(Material)
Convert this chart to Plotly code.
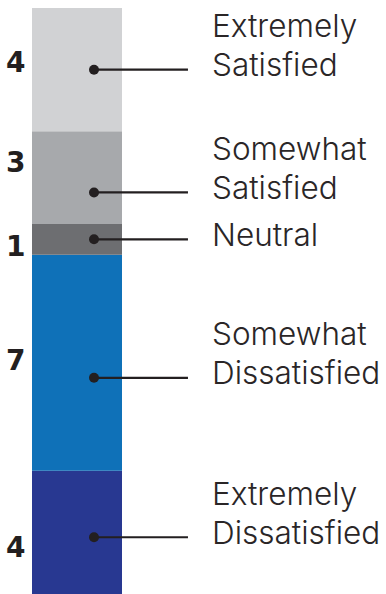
import plotly.graph_objects as go

# Data (bottom to top of the stacked bar)
categories = ["Extremely Dissatisfied", "Somewhat Dissatisfied", "Neutral",
              "Somewhat Satisfied", "Extremely Satisfied"]
values = [4, 7, 1, 3, 4]
label_lines = [["Extremely", "Dissatisfied"], ["Somewhat", "Dissatisfied"], ["Neutral"],
               ["Somewhat", "Satisfied"], ["Extremely", "Satisfied"]]
colors = ["#283891", "#0f71b8", "#6d6e71", "#a7a9ac", "#d1d2d4"]
# where within each segment the leader dot and the count label sit (fraction of segment)
dot_frac = [0.46, 0.43, 0.5, 0.34, 0.50]
num_frac = [0.38, 0.51, 0.28, 0.66, 0.56]

total = sum(values)
ppu = 586 / total
y_top = total + 8 / ppu

fig = go.Figure()
base = 0
bases = []
for c, v, col in zip(categories, values, colors):
    bases.append(base)
    fig.add_trace(go.Bar(x=[0], y=[v], base=[base], width=1, marker=dict(color=col, line=dict(width=0)),
                         name=c, showlegend=False, hoverinfo="skip"))
    base += v

dot_x, line_end, text_x, num_x = 0.189, 1.233, 1.48, -0.68
for i, (v, b) in enumerate(zip(values, bases)):
    yd = b + v * dot_frac[i]
    fig.add_trace(go.Scatter(x=[dot_x, line_end], y=[yd, yd], mode="lines",
                             line=dict(color="#231f20", width=2.2), showlegend=False, hoverinfo="skip"))
    fig.add_trace(go.Scatter(x=[dot_x], y=[yd], mode="markers",
                             marker=dict(color="#231f20", size=10), showlegend=False, hoverinfo="skip"))
    lines = label_lines[i]
    for j, t in enumerate(reversed(lines)):
        fig.add_annotation(x=text_x, y=yd, text=t, showarrow=False, xanchor="left", yanchor="middle",
                           yshift=5 + 39 * j, font=dict(family="Inter", size=31.5, color="#2a2627", weight=300))
    yn = b + v * num_frac[i]
    fig.add_annotation(x=num_x, y=yn, text=str(v), showarrow=False, xanchor="center", yanchor="middle",
                       font=dict(family="DejaVu Sans", size=28, color="#231f20", weight="bold"))

fig.update_layout(
    width=386, height=594, margin=dict(l=0, r=0, t=0, b=0),
    paper_bgcolor="white", plot_bgcolor="white", barmode="overlay",
    xaxis=dict(range=[-0.8556, 3.4333], visible=False, fixedrange=True),
    yaxis=dict(range=[0, y_top], visible=False, fixedrange=True),
)
fig.write_html("out.html")
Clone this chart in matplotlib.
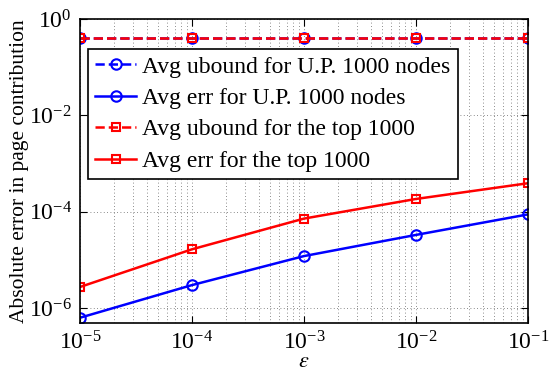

(Given problem)
Print all of the entries word for word. Skip any images they contain.

(Exercise output)
Convert this chart to Plotly code.
import plotly.graph_objects as go

# Data (bottom to top of the stacked bar)
categories = ["Extremely Dissatisfied", "Somewhat Dissatisfied", "Neutral",
              "Somewhat Satisfied", "Extremely Satisfied"]
values = [4, 7, 1, 3, 4]
label_lines = [["Extremely", "Dissatisfied"], ["Somewhat", "Dissatisfied"], ["Neutral"],
               ["Somewhat", "Satisfied"], ["Extremely", "Satisfied"]]
colors = ["#283891", "#0f71b8", "#6d6e71", "#a7a9ac", "#d1d2d4"]
# where within each segment the leader dot and the count label sit (fraction of segment)
dot_frac = [0.46, 0.43, 0.5, 0.34, 0.50]
num_frac = [0.38, 0.51, 0.28, 0.66, 0.56]

total = sum(values)
ppu = 586 / total
y_top = total + 8 / ppu

fig = go.Figure()
base = 0
bases = []
for c, v, col in zip(categories, values, colors):
    bases.append(base)
    fig.add_trace(go.Bar(x=[0], y=[v], base=[base], width=1, marker=dict(color=col, line=dict(width=0)),
                         name=c, showlegend=False, hoverinfo="skip"))
    base += v

dot_x, line_end, text_x, num_x = 0.189, 1.233, 1.48, -0.68
for i, (v, b) in enumerate(zip(values, bases)):
    yd = b + v * dot_frac[i]
    fig.add_trace(go.Scatter(x=[dot_x, line_end], y=[yd, yd], mode="lines",
                             line=dict(color="#231f20", width=2.2), showlegend=False, hoverinfo="skip"))
    fig.add_trace(go.Scatter(x=[dot_x], y=[yd], mode="markers",
                             marker=dict(color="#231f20", size=10), showlegend=False, hoverinfo="skip"))
    lines = label_lines[i]
    for j, t in enumerate(reversed(lines)):
        fig.add_annotation(x=text_x, y=yd, text=t, showarrow=False, xanchor="left", yanchor="middle",
                           yshift=5 + 39 * j, font=dict(family="Inter", size=31.5, color="#2a2627", weight=300))
    yn = b + v * num_frac[i]
    fig.add_annotation(x=num_x, y=yn, text=str(v), showarrow=False, xanchor="center", yanchor="middle",
                       font=dict(family="DejaVu Sans", size=28, color="#231f20", weight="bold"))

fig.update_layout(
    width=386, height=594, margin=dict(l=0, r=0, t=0, b=0),
    paper_bgcolor="white", plot_bgcolor="white", barmode="overlay",
    xaxis=dict(range=[-0.8556, 3.4333], visible=False, fixedrange=True),
    yaxis=dict(range=[0, y_top], visible=False, fixedrange=True),
)
fig.write_html("out.html")
Clone this chart in matplotlib.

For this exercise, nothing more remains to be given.